Changes from last time
The callback survey yielded 75 respondents among Media Movers who were also contacted in 2006. This subsample showed a large increase in broadband adoption at home, from 63% to 88%, but not a commensurate increase in frequency of internet use at home. One-quarter (25%) of Media Movers went online at home several times a day in 2006, while 32% said this in 2007. Yet the growth in broadband adoption did yield some changes in information consumption. More Media Movers downloaded video in 2007 than 2006 (25% to 11%) and more paid for digital content online (27% to 16%). Three times as many in this group had watched TV programming on a non-TV device in 2007 than 2006 (24% to 8%). Finally, more Media Movers were taking digital photos in 2007 versus 2006, by a 81% to 57% margin.
In spite of these changes, the attitudes of Media Movers about information technology remain mixed. The share of those saying it would be hard to do without the internet stayed about the same (29% in 2006 and 31% in 2007) and in fact there was an increase in the share saying they suffered from information overload (from 25% to 32%). There was also a drop in the share of people saying that ICTs help them be more productive; 39% agreed a lot with this proposition in 2006 and 25% said this in 2007.
Only the mobile device fared well. Half (51%) of Media Movers in 2006 said they liked that devices such as the cell phone made them available to others; that number grew to 60% in 2007.
The Media Movers group is the typology’s second youngest group of adults, with a median age of 34, and 56% are men. Beyond its youth and tilt toward males, it is demographically much like the general population of adults. Its racial composition basically mirrors the general population and this group has about the same share of college graduates as the entire sample (32% for Media Movers versus 29% for the sample).

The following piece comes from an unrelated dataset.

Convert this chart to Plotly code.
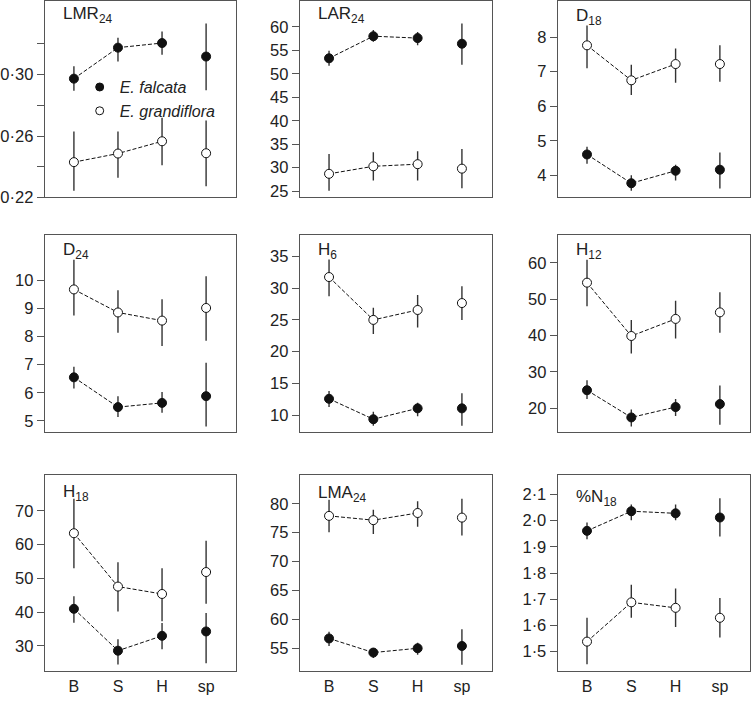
import plotly.graph_objects as go

categories = ["B", "S", "H", "sp"]
x_pos = [1, 2, 3, 4]

panel_titles = ["LMR<sub>24</sub>", "LAR<sub>24</sub>", "D<sub>18</sub>",
                "D<sub>24</sub>", "H<sub>6</sub>", "H<sub>12</sub>",
                "H<sub>18</sub>", "LMA<sub>24</sub>", "%N<sub>18</sub>"]

# ---- values (mean, upper end of bar, lower end of bar) ----
lmr_fal = [0.2974, 0.3176, 0.3206, 0.3118]
lmr_fal_hi = [0.3054, 0.3240, 0.3282, 0.3333]
lmr_fal_lo = [0.2895, 0.3086, 0.3129, 0.2899]
lmr_gra = [0.2430, 0.2486, 0.2566, 0.2488]
lmr_gra_hi = [0.2630, 0.2630, 0.2720, 0.2701]
lmr_gra_lo = [0.2243, 0.2329, 0.2409, 0.2273]

lar_fal = [53.3, 58.0, 57.6, 56.4]
lar_fal_hi = [54.9, 59.3, 58.9, 60.7]
lar_fal_lo = [51.7, 56.8, 56.1, 51.9]
lar_gra = [28.7, 30.3, 30.75, 29.8]
lar_gra_hi = [32.9, 33.3, 33.5, 34.0]
lar_gra_lo = [25.1, 27.3, 27.3, 25.6]

d18_fal = [4.61, 3.78, 4.14, 4.17]
d18_fal_hi = [4.83, 4.01, 4.31, 4.67]
d18_fal_lo = [4.34, 3.56, 3.86, 3.63]
d18_gra = [7.76, 6.75, 7.22, 7.22]
d18_gra_hi = [8.33, 7.20, 7.67, 7.76]
d18_gra_lo = [7.10, 6.33, 6.68, 6.71]

d24_fal = [6.55, 5.49, 5.64, 5.88]
d24_fal_hi = [6.93, 5.88, 6.03, 7.07]
d24_fal_lo = [6.15, 5.14, 5.29, 4.80]
d24_gra = [9.68, 8.86, 8.57, 9.02]
d24_gra_hi = [10.74, 9.65, 9.33, 10.15]
d24_gra_lo = [8.75, 8.14, 7.67, 7.85]

h6_fal = [12.59, 9.38, 11.09, 11.09]
h6_fal_hi = [13.8, 10.57, 11.97, 13.47]
h6_fal_lo = [11.3, 8.34, 9.84, 8.34]
h6_gra = [31.74, 25.0, 26.56, 27.65]
h6_gra_hi = [34.5, 26.9, 28.9, 30.3]
h6_gra_lo = [28.7, 22.8, 23.8, 25.0]

h12_fal = [24.98, 17.5, 20.36, 21.18]
h12_fal_hi = [27.7, 19.7, 22.6, 26.3]
h12_fal_lo = [22.6, 15.0, 17.9, 15.5]
h12_gra = [54.57, 39.9, 44.6, 46.4]
h12_gra_hi = [60.9, 44.3, 49.6, 51.9]
h12_gra_lo = [48.05, 35.1, 39.2, 40.8]

h18_fal = [41.0, 28.6, 33.0, 34.3]
h18_fal_hi = [44.7, 32.0, 36.8, 39.8]
h18_fal_lo = [36.9, 24.5, 29.0, 24.9]
h18_gra = [63.4, 47.6, 45.4, 51.9]
h18_gra_hi = [73.6, 54.8, 53.0, 61.2]
h18_gra_lo = [53.0, 40.2, 37.3, 42.5]

lma_fal = [56.7, 54.26, 55.0, 55.4]
lma_fal_hi = [57.84, 55.0, 55.97, 58.3]
lma_fal_lo = [55.4, 53.3, 53.86, 52.16]
lma_gra = [77.9, 77.16, 78.4, 77.6]
lma_gra_hi = [80.7, 78.98, 80.45, 80.85]
lma_gra_lo = [75.06, 74.77, 76.0, 74.5]

n18_fal = [1.961, 2.036, 2.028, 2.012]
n18_fal_hi = [1.993, 2.062, 2.062, 2.086]
n18_fal_lo = [1.929, 2.002, 2.002, 1.939]
n18_gra = [1.538, 1.688, 1.667, 1.629]
n18_gra_hi = [1.629, 1.755, 1.741, 1.705]
n18_gra_lo = [1.452, 1.629, 1.594, 1.554]

# ---- y axis ticks (major labelled, optional minor unlabelled) ----
lmr_ticks = [0.22, 0.26, 0.30]
lmr_minor = [0.24, 0.28, 0.32]
lar_ticks = [25, 30, 35, 40, 45, 50, 55, 60]
d18_ticks = [4, 5, 6, 7, 8]
d24_ticks = [5, 6, 7, 8, 9, 10]
h6_ticks = [10, 15, 20, 25, 30, 35]
h12_ticks = [20, 30, 40, 50, 60]
h18_ticks = [30, 40, 50, 60, 70]
lma_ticks = [55, 60, 65, 70, 75, 80]
n18_ticks = [1.5, 1.6, 1.7, 1.8, 1.9, 2.0, 2.1]

panels = [
    (lmr_fal, lmr_fal_hi, lmr_fal_lo, lmr_gra, lmr_gra_hi, lmr_gra_lo, [0.22, 0.348], lmr_ticks, lmr_minor, ".2f"),
    (lar_fal, lar_fal_hi, lar_fal_lo, lar_gra, lar_gra_hi, lar_gra_lo, [23.67, 65.5], lar_ticks, None, "d"),
    (d18_fal, d18_fal_hi, d18_fal_lo, d18_gra, d18_gra_hi, d18_gra_lo, [3.37, 9.04], d18_ticks, None, "d"),
    (d24_fal, d24_fal_hi, d24_fal_lo, d24_gra, d24_gra_hi, d24_gra_lo, [4.59, 11.62], d24_ticks, None, "d"),
    (h6_fal, h6_fal_hi, h6_fal_lo, h6_gra, h6_gra_hi, h6_gra_lo, [7.31, 38.36], h6_ticks, None, "d"),
    (h12_fal, h12_fal_hi, h12_fal_lo, h12_gra, h12_gra_hi, h12_gra_lo, [13.39, 67.69], h12_ticks, None, "d"),
    (h18_fal, h18_fal_hi, h18_fal_lo, h18_gra, h18_gra_hi, h18_gra_lo, [22.5, 80.7], h18_ticks, None, "d"),
    (lma_fal, lma_fal_hi, lma_fal_lo, lma_gra, lma_gra_hi, lma_gra_lo, [51.02, 85.0], lma_ticks, None, "d"),
    (n18_fal, n18_fal_hi, n18_fal_lo, n18_gra, n18_gra_hi, n18_gra_lo, [1.4247, 2.175], n18_ticks, None, ".1f"),
]

W, H = 751, 702
col_px = [(42, 234), (298, 491), (557, 750)]
row_px = [(1, 200), (238, 438), (481, 680)]
title_top_px = [1, 1, 3, 3, 3, 3, 5, 6, 10]
FONT = "Liberation Sans, Arial, sans-serif"
TXT = "#222222"
FRAME = "#555555"
BAR = "#333333"

fig = go.Figure()
layout = {}
annotations = []

for i, (fal, fal_hi, fal_lo, gra, gra_hi, gra_lo, yr, tv, minor_tv, fmt) in enumerate(panels):
    r, c = divmod(i, 3)
    n = "" if i == 0 else str(i + 1)
    xa, ya = "x" + n, "y" + n
    x0, x1 = col_px[c]
    y0, y1 = row_px[r]
    layout["xaxis" + n] = dict(
        domain=[x0 / W, x1 / W], range=[0.34, 4.68], anchor=ya,
        showline=True, mirror=True, linecolor=FRAME, linewidth=1.3,
        ticks="", tickvals=x_pos, ticktext=categories,
        showticklabels=(r == 2), showgrid=False, zeroline=False,
        tickfont=dict(family=FONT, size=16, color=TXT),
    )
    yax = dict(
        domain=[1 - y1 / H, 1 - y0 / H], range=yr, anchor=xa,
        showline=True, mirror=True, linecolor=FRAME, linewidth=1.3,
        ticks="outside", ticklen=7, tickwidth=1.2, tickcolor=FRAME,
        tickmode="array", tickvals=tv, tickformat=fmt,
        showgrid=False, zeroline=False,
        tickfont=dict(family=FONT, size=16.5, color=TXT),
    )
    if minor_tv:
        yax["minor"] = dict(tickmode="array", tickvals=minor_tv, ticks="outside",
                            ticklen=7, tickwidth=1.2, tickcolor=FRAME, showgrid=False)
    layout["yaxis" + n] = yax
    # dashed connecting lines (B, S, H only)
    for vals in (fal, gra):
        fig.add_trace(go.Scatter(
            x=x_pos[:3], y=vals[:3], mode="lines", xaxis=xa, yaxis=ya,
            line=dict(color="#111111", width=1, dash="4px,2px"),
            showlegend=False, hoverinfo="skip"))
    for vals, hi, lo, filled in ((fal, fal_hi, fal_lo, True), (gra, gra_hi, gra_lo, False)):
        fig.add_trace(go.Scatter(
            x=x_pos, y=vals, mode="markers", xaxis=xa, yaxis=ya,
            marker=dict(size=9, color="#111111" if filled else "white",
                        line=dict(color="#111111", width=1)),
            error_y=dict(type="data", symmetric=False,
                         array=[h - v for h, v in zip(hi, vals)],
                         arrayminus=[v - l for v, l in zip(vals, lo)],
                         width=0, thickness=1.4, color=BAR),
            showlegend=False))
    annotations.append(dict(
        text=panel_titles[i], xref=xa + " domain", yref="paper",
        x=16 / (x1 - x0), y=1 - (y0 + title_top_px[i]) / H,
        xanchor="left", yanchor="top", showarrow=False,
        font=dict(family=FONT, size=17, color=TXT)))

# legend-only traces
fig.add_trace(go.Scatter(x=[None], y=[None], mode="markers", name="<i>E. falcata</i>",
                         marker=dict(size=8, color="#111111", line=dict(color="#111111", width=1))))
fig.add_trace(go.Scatter(x=[None], y=[None], mode="markers", name="<i>E. grandiflora</i>",
                         marker=dict(size=8, color="white", line=dict(color="#111111", width=1))))

fig.update_layout(
    width=W, height=H, margin=dict(l=0, r=0, t=0, b=0),
    paper_bgcolor="white", plot_bgcolor="white",
    separators="·,",
    showlegend=True,
    legend=dict(x=77 / W, y=1 - 71 / H, xanchor="left", yanchor="top",
                bgcolor="rgba(0,0,0,0)", borderwidth=0,
                font=dict(family=FONT, size=16, color=TXT), itemsizing="trace"),
    annotations=annotations,
    **layout,
)

fig.write_html("out.html", config={"displayModeBar": False},
               post_script="document.body.style.margin='0';")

Differences from the norm show up in income and family life. Because it has a lot of young people, group members are more likely to be parents of minors – 51%, compared to 33% for the sample. The group is also better off economically than the entire sample. Some 56% of Media Movers report household incomes over $50,000 per year, compared with the average of 39% for the sample. The group is the most heavily suburban of any group, with 55% living in the suburbs, and 70% are employed full time, the highest (along with Digital Collaborators) of any group.